** Do this **
Restate, exactly and without pictures, the lines from the start of the listing below through the line holding "segment_share = [46, 34, 20]".

** Recorded data **
+-------+

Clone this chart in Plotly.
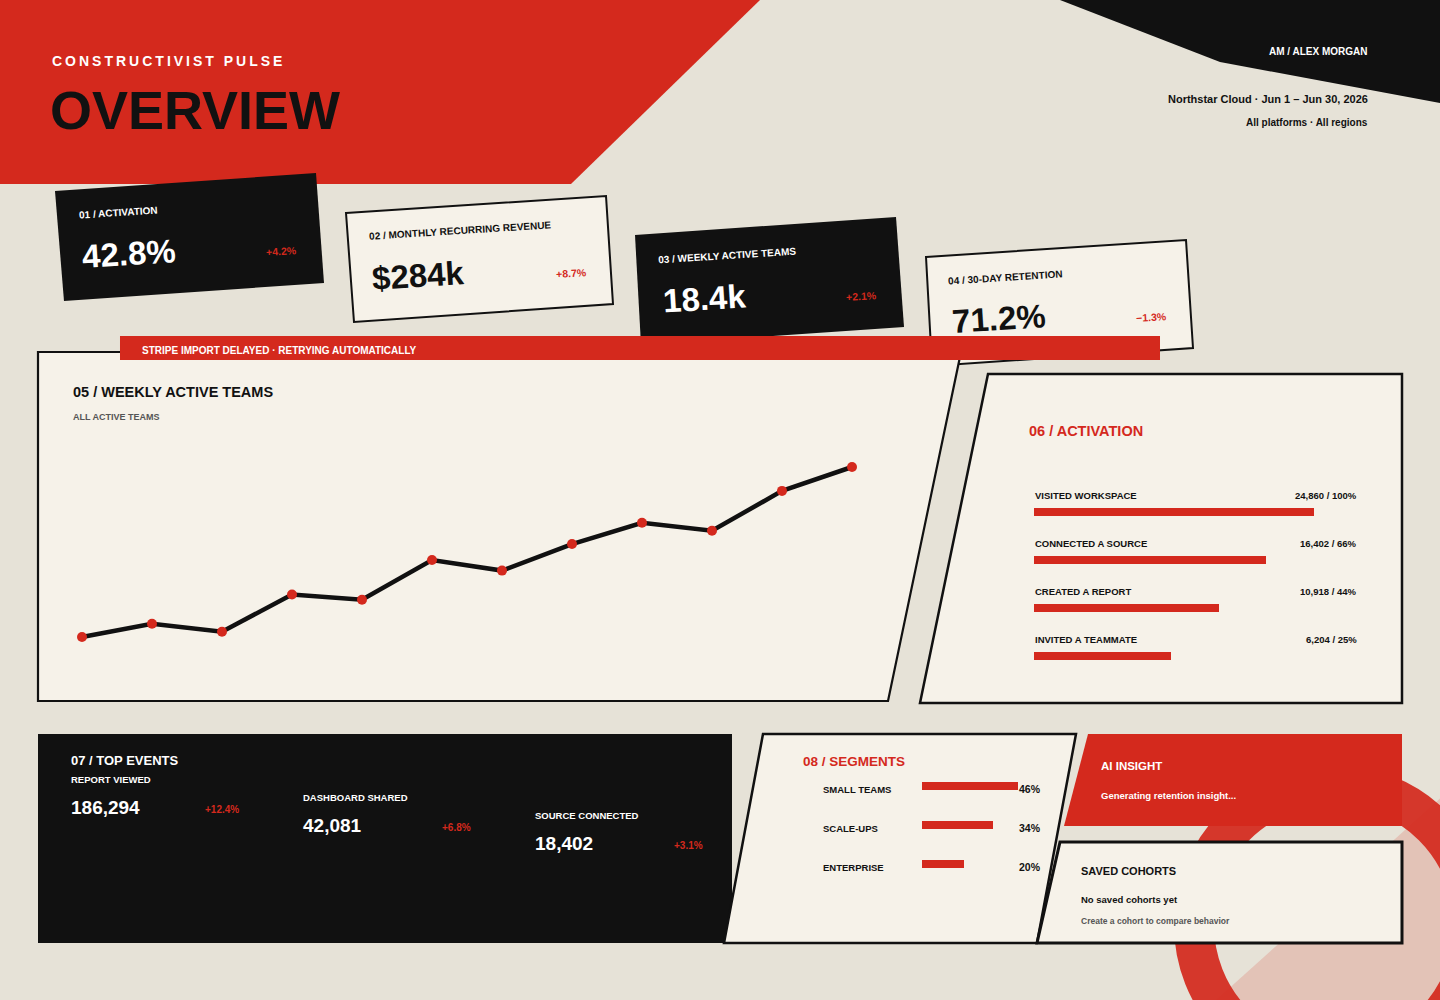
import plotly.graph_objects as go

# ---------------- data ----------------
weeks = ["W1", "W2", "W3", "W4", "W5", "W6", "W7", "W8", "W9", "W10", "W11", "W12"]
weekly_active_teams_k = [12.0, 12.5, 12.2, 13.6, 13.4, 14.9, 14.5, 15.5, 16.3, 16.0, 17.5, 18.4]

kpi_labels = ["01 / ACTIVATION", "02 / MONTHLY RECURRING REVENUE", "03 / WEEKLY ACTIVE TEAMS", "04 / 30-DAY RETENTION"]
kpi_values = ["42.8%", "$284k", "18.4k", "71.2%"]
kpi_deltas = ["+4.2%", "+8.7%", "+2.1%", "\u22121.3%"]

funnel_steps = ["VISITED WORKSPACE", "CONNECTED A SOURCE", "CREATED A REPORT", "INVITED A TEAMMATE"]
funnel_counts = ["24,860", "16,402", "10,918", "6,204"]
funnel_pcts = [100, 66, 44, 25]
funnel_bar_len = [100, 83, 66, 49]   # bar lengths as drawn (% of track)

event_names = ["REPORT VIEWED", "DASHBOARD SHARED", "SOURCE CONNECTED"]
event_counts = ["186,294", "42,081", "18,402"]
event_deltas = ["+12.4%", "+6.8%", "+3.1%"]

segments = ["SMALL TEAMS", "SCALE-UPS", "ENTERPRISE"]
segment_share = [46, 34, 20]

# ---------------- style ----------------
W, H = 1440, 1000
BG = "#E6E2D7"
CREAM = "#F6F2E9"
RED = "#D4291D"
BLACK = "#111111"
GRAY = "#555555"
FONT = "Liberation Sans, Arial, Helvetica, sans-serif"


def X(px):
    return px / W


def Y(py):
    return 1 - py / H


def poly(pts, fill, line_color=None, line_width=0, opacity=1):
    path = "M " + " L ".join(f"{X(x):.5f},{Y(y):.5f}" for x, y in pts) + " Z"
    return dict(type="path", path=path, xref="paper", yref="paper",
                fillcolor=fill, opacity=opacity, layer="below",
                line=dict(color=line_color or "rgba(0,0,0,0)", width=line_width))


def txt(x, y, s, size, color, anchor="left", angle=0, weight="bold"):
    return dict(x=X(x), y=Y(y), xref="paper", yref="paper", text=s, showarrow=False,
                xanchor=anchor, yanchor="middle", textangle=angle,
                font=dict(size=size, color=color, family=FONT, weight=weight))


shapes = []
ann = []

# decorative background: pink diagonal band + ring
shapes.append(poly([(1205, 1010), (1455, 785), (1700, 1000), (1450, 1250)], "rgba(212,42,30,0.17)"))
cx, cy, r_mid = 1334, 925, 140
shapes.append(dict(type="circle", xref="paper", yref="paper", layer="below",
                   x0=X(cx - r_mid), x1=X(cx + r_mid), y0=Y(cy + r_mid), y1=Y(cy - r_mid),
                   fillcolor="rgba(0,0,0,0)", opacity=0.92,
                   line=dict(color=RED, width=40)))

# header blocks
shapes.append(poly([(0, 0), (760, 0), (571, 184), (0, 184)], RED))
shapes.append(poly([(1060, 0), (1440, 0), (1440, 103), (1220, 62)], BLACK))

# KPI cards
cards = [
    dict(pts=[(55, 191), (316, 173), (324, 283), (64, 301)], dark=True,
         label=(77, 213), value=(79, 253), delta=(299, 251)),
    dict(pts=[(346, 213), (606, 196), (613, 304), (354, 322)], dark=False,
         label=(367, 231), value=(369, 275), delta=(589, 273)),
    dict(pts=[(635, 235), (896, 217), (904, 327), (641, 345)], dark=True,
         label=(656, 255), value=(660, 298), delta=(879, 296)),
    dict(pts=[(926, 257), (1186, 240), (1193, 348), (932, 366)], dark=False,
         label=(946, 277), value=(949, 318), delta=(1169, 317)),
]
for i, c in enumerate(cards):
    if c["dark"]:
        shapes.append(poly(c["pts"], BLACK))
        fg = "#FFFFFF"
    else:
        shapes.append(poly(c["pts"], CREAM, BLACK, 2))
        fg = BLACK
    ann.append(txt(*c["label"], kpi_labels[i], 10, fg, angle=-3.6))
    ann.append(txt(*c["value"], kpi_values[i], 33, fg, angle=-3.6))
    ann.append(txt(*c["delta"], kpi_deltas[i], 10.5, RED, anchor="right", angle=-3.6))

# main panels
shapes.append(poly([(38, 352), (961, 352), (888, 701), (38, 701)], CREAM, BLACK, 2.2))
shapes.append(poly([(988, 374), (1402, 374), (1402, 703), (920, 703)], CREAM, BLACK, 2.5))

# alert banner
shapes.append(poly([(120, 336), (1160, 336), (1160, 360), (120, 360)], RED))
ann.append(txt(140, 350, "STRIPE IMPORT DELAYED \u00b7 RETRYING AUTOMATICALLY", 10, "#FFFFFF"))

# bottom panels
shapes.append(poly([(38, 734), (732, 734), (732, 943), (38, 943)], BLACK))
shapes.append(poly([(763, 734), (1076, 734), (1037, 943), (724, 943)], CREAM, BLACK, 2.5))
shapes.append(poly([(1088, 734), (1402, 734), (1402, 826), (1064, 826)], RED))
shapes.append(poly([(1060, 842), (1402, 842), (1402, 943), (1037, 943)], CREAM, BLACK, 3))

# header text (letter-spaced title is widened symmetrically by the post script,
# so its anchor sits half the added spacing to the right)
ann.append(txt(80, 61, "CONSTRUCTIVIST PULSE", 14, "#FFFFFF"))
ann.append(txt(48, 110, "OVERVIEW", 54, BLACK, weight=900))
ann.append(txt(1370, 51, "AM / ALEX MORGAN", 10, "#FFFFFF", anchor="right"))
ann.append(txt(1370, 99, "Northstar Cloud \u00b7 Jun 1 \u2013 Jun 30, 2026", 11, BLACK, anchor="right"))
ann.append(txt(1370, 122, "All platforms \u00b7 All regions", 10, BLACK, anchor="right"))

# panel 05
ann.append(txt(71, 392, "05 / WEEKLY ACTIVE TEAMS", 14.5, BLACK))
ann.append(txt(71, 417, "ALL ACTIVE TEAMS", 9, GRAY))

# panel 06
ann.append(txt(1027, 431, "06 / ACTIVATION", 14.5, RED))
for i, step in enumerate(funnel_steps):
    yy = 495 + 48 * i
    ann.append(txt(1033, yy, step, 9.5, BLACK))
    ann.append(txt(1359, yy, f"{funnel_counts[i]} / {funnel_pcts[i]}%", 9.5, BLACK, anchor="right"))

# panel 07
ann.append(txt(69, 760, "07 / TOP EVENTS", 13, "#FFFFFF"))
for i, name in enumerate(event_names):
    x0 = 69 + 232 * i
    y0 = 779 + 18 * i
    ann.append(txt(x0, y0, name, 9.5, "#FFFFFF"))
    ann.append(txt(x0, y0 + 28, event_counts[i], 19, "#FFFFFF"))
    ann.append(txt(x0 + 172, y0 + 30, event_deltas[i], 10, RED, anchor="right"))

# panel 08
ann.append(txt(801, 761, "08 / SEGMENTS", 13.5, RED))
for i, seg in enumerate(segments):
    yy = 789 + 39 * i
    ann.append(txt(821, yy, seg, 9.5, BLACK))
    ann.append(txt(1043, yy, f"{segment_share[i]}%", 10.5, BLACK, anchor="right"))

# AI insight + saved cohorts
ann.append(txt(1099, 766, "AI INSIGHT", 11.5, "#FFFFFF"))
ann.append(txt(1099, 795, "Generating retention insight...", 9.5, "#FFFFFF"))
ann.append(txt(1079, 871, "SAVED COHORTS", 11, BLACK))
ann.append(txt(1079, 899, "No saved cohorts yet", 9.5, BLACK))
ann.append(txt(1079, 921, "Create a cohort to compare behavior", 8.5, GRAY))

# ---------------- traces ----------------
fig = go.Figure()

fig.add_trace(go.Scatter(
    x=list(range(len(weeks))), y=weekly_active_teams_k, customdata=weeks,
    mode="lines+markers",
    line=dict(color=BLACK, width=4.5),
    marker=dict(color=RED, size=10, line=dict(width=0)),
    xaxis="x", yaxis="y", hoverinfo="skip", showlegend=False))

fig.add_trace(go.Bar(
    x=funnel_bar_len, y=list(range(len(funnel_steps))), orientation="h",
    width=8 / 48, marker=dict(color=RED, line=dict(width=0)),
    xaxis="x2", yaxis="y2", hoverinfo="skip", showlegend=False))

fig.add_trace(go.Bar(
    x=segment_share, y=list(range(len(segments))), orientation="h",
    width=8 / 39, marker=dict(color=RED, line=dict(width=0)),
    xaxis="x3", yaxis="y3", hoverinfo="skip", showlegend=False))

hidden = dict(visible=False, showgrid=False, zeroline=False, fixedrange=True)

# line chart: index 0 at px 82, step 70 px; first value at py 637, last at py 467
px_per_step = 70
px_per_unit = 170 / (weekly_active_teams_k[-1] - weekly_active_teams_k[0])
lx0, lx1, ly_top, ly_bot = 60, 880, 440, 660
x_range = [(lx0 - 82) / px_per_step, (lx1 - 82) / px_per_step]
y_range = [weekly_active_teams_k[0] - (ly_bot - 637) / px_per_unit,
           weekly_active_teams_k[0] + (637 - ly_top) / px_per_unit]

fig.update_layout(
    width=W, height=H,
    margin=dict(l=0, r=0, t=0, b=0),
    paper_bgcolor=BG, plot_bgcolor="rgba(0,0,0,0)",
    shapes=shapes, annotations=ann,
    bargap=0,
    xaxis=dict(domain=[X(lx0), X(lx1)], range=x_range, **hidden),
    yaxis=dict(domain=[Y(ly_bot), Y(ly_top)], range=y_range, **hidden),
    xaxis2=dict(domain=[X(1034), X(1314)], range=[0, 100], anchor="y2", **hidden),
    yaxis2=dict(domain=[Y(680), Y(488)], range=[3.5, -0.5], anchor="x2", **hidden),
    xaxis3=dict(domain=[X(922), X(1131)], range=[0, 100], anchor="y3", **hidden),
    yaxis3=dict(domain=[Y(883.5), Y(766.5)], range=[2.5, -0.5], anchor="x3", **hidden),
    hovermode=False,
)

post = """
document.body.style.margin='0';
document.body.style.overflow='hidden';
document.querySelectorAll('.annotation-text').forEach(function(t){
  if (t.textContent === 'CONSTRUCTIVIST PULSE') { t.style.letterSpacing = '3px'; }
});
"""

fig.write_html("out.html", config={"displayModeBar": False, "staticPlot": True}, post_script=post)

+-------+

** Full answer **
Clone this chart in Plotly.
import plotly.graph_objects as go

# ---------------- data ----------------
weeks = ["W1", "W2", "W3", "W4", "W5", "W6", "W7", "W8", "W9", "W10", "W11", "W12"]
weekly_active_teams_k = [12.0, 12.5, 12.2, 13.6, 13.4, 14.9, 14.5, 15.5, 16.3, 16.0, 17.5, 18.4]

kpi_labels = ["01 / ACTIVATION", "02 / MONTHLY RECURRING REVENUE", "03 / WEEKLY ACTIVE TEAMS", "04 / 30-DAY RETENTION"]
kpi_values = ["42.8%", "$284k", "18.4k", "71.2%"]
kpi_deltas = ["+4.2%", "+8.7%", "+2.1%", "\u22121.3%"]

funnel_steps = ["VISITED WORKSPACE", "CONNECTED A SOURCE", "CREATED A REPORT", "INVITED A TEAMMATE"]
funnel_counts = ["24,860", "16,402", "10,918", "6,204"]
funnel_pcts = [100, 66, 44, 25]
funnel_bar_len = [100, 83, 66, 49]   # bar lengths as drawn (% of track)

event_names = ["REPORT VIEWED", "DASHBOARD SHARED", "SOURCE CONNECTED"]
event_counts = ["186,294", "42,081", "18,402"]
event_deltas = ["+12.4%", "+6.8%", "+3.1%"]

segments = ["SMALL TEAMS", "SCALE-UPS", "ENTERPRISE"]
segment_share = [46, 34, 20]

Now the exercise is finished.